Another Chapter in this Media Miasma as New Haven Register Cuts 20 Jobs
When your stock is selling just north of a penny of a share, and has been delisted, it's understandable when you need to take drastic measures to survive.
But it's one thing to take drastic measures. It's another thing to simply slash and burn because you're in a state of panic and haven't bothered to come up with a coherent business plan. Such appears to be the case at Journal Register.
Its latest move today, according to the Associated Press: get rid of 20 jobs at its flagship -- such as it is -- property, The New Haven Register, including five in the newsroom. That represents about 7 percent of what's left of the newsroom staff.
True, that's wholly in line with what lots of other newspapers have been doing. But it indicates a Defcon 5 situation at Journal Register. Instead of shoring up its biggest papers, it's cutting from all corners.

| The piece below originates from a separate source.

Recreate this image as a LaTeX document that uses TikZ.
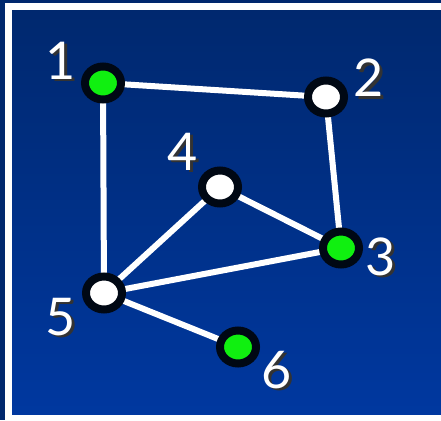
\documentclass[tikz,border=0pt]{standalone}
\usepackage{fontspec}
\setmainfont{Lato}
\definecolor{bgtop}{HTML}{00286E}
\definecolor{bgbot}{HTML}{0038A0}
\definecolor{ringc}{HTML}{000814}
\definecolor{greenc}{HTML}{10F010}
\usetikzlibrary{shapes.geometric}
\newcommand{\shadowed}[1]{\makebox[0pt][l]{\hspace{2.5pt}\raisebox{-2.5pt}{\color{black!80}#1}}#1}
\tikzset{
  vert/.style={ellipse, draw=ringc, line width=8pt, minimum width=36pt, minimum height=33pt, inner sep=0pt},
  gvert/.style={vert, fill=greenc},
  wvert/.style={vert, fill=white},
  edge/.style={draw=white, line width=6pt},
  lab/.style={text=white, font=\fontsize{52}{52}\selectfont, inner sep=0pt},
}
\begin{document}
\begin{tikzpicture}[x=1pt,y=-1pt]
\useasboundingbox (0,0) rectangle (441,420);
\fill[bgtop] (0,0) rectangle (441,420);
\shade[top color=bgtop, bottom color=bgbot] (8.5,6.5) rectangle (445,418);
\draw[white, line width=7pt] (446,6.5) -- (8.5,6.5) -- (8.5,418) -- (446,418);
% vertex positions
\coordinate (p1) at (103,83);
\coordinate (p2) at (326,97);
\coordinate (p3) at (341,248);
\coordinate (p4) at (220,187);
\coordinate (p5) at (104,293);
\coordinate (p6) at (238,347);
% edges
\draw[edge] (p1) -- (p2);
\draw[edge] (p2) -- (p3);
\draw[edge] (p1) -- (p5);
\draw[edge] (p4) -- (p5);
\draw[edge] (p4) -- (p3);
\draw[edge] (p5) -- (p3);
\draw[edge] (p5) -- (p6);
% vertices
\node[gvert] (n1) at (p1) {};
\node[wvert] (n2) at (p2) {};
\node[gvert] (n3) at (p3) {};
\node[wvert] (n4) at (p4) {};
\node[wvert] (n5) at (p5) {};
\node[gvert] (n6) at (p6) {};
% labels
\node[lab] (l1) at (61,62) {\shadowed{1}};
\node[lab] (l2) at (369,79) {\shadowed{2}};
\node[lab] (l3) at (381,258) {\shadowed{3}};
\node[lab] (l4) at (183,153) {\shadowed{4}};
\node[lab] (l5) at (61,318) {\shadowed{5}};
\node[lab] (l6) at (277,371) {\shadowed{6}};
\end{tikzpicture}
\end{document}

And that can't be good, especially in light of news earlier this week that the company would close two smaller papers, the Herald in New Britain, and the Bristol Press unless -- in the unlikely event -- a buyer was found by January. A similar fate awaits 11 Connecticut weeklies put out by Journal Register.
The sad part is these moves, given the company's crushing debt load, resemble more of a Band-Aid and less a tourniquet.
But at this stage, Journal Register probably can't afford tourniquets.
1 comment:
Being an employee of The Journal Register Company is akin to being in the cast of the show "Survivor." Of course there are rituals, silly competitions, meaningless charms, pendants, and silly scrawled memos about wearing appropriate clothing as the heating and air conditioning systems will be non-functional until parts arrive from the Ubantu Heating & Cooling tribe.
The biggest difference I've witnessed? In "Survivor", at the Tribal Council meetings, your light gets extinguished. In JRC's Tribal Council, the whole island sinks into the ocean.